Santa Fe se oculta tras el sol, el puenteo oscila hacia arriba y hacia
abajo, levemente, incansablemente, sobre los pilares flotantes. Resiste
Caminaba, creo que no pensaba en nada hasta que la vi. Pesará uno
cuarenta kilos máximos y le calculo entre 40 y 45 años aunque la extrema
delgadez tal vez haga que me engañe. Camina con rigor, pisa fuerte, da
pasos largos siempre mirando para abajo, en la mano izquierda lleva una
llave, la mano fuertemente apretada blanquea en los nudillos. Viste un
conjunto deportivo que más parece un pijama, es color verde militar.
Blanca, quiero decir que es una mujer rubia con el pelo echando algunas
canas. Más allá, en sentido contrario un hombre entre cincuenta y
sesenta, con bastón y andar dificultoso, ondulante; su cuerpo se ondula a
cada paso recordándome el desplazarse de las culebras sobre la arena.

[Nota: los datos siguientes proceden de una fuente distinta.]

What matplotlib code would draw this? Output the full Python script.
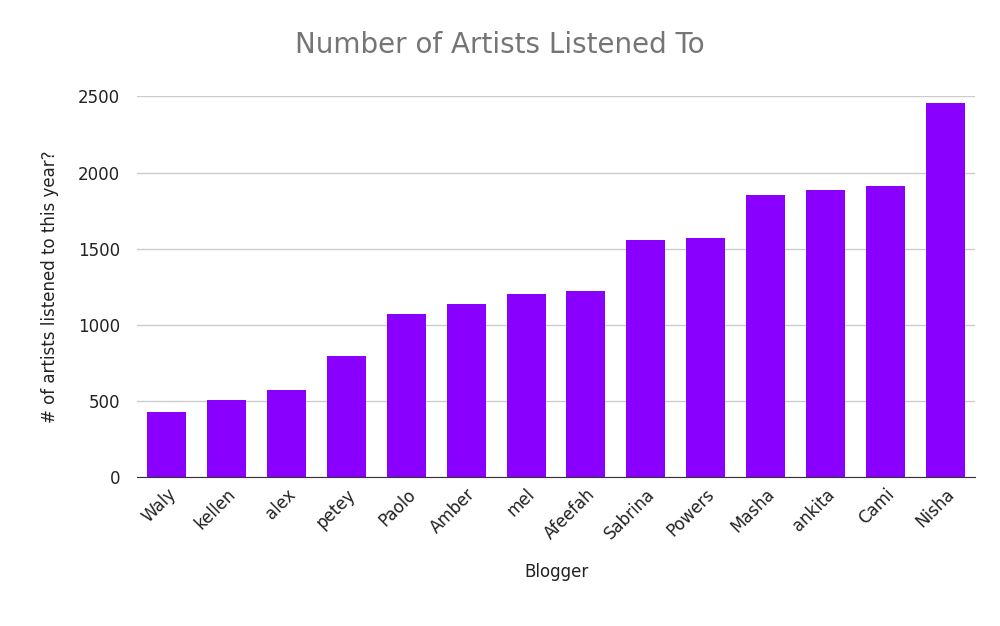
import matplotlib
matplotlib.use('Agg')
import matplotlib.pyplot as plt
import numpy as np

bloggers = ['Waly', 'kellen', 'alex', 'petey', 'Paolo', 'Amber', 'mel', 'Afeefah',
            'Sabrina', 'Powers', 'Masha', 'ankita', 'Cami', 'Nisha']
artists = [428, 507, 572, 796, 1072, 1138, 1204, 1224, 1559, 1572, 1855, 1888, 1914, 2454]

BAR_C = '#8a00ff'
TEXT_C = '#222222'
GRID_C = '#cccccc'

fig = plt.figure(figsize=(10, 6.26), dpi=100, facecolor='white')
ax = fig.add_axes([0.137, 0.238, 0.838, 0.608])
x = np.arange(len(bloggers))
ax.bar(x, artists, width=0.65, color=BAR_C, zorder=3)

ax.set_xlim(-0.5, len(bloggers) - 0.5)
ax.set_ylim(0, 2500)
ax.set_yticks([0, 500, 1000, 1500, 2000, 2500])
ax.yaxis.grid(True, color=GRID_C, linewidth=1, zorder=0)
for s in ['top', 'right', 'left']:
    ax.spines[s].set_visible(False)
ax.spines['bottom'].set_color('#333333')
ax.tick_params(axis='y', length=0, labelsize=12, colors=TEXT_C, pad=12)
ax.tick_params(axis='x', length=0, labelsize=12, colors=TEXT_C, pad=6)
ax.set_xticks(x)
ax.set_xticklabels(bloggers, rotation=45, ha='right', rotation_mode='anchor')

ax.set_xlabel('Blogger', fontsize=12, color=TEXT_C, labelpad=14)
ax.set_ylabel('# of artists listened to this year?', fontsize=12, color=TEXT_C, labelpad=14)
fig.suptitle('Number of Artists Listened To', fontsize=20, color='#757575', y=0.95)

fig.savefig('out.png', dpi=100, facecolor='white')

Antes, hasta no hace muco, corría y después cruzaba el río a nado en
zigzag desde la playa hasta el anfiteatro, iba y venía de costa a costa,
las zaptillas provisoriamente abandonadas para ser calzadas con los
pies cargados de río y seguir corriendo. Antes cuando la enfermedad no
era evidente como ahora, desde hace un año tal vez, cuando el andar
ondulante y dificultoso necesitó de un bastón.
No sé sus nombres, no sé nada de ellos, solo sé de sus caminatas, pero
los siento conocidos porque los veo desde años, todos los días.
Llegado por una sensibilidad poco frecuente en mí, pienso que algún día
no los veré más y me asombro de mi optimismo respecto de mi propia vida,
la que me queda quiero decir, como si hoy, por algún motivo que no
alcanzo a comprender, me supiese eterna o tal vez a salvo de la muerte,
incluso de la vida misma.
Ninguno me saluda, una con la mirada en el piso, el otro con la mirada en un horizonte que solo él puede ver.